ABSTRACT

This chapter examines the 2019 exhibitions Home: A Suburban Obsession and Plantation Voices. Both exhibitions were held at the Queensland State Library in Brisbane and both relied heavily on the persuasive power of photographic archives. Home explored the history of Queensland suburbia from the 1910s to the present; Plantation Voices recounted the labour trade of South Sea Islanders in the late nineteenth century and their subsequent struggle for cultural and political recognition. Both exhibitions celebrated subaltern working-class identities: Home aimed to give voice to ‘the hopes and dreams of every day Queenslanders who made the country’ while Plantation Voices acknowledged ‘the human stories behind the repatriation, repression and reclamation of Australian South Sea Islanders’.

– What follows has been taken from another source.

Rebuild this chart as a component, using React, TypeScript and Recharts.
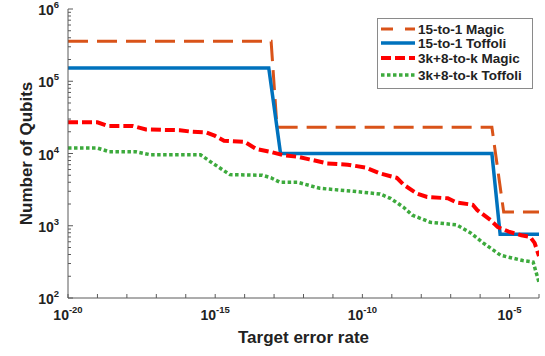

Using a plethora of participatory devices and celebrating vernacular material culture, both exhibitions epitomise the ‘performative model of education’ that, according to Dipesh Chakrabarty, reflects the multiculturalism of late democracies. However, despite their democratic impulse, Home and Plantation Voices tended to defuse the tensions of class and racial politics. By narrating these two working-class stories separately, I argue, the Museum inadvertently reified working-class identities; it emphasised race at the expense of class and obliterated the intersectional dimension of these categories. In fact, none of the ‘ordinary’ Queenslanders interviewed in Home were indigenous or black; likewise, Plantation Voices devoted scant attention to the relation between South Sea Islanders and the white people who were employed in Queensland farms and mines. Consequently, the Museum discouraged the construction of solidarities and alliances between white and non-white working-class groups. In light of these observations, these case studies prompt us to rethink Chakrabarty’s analysis of the role of museums in late democracies, considering the ideological limits of photographic exhibitions that aim to write working-class history.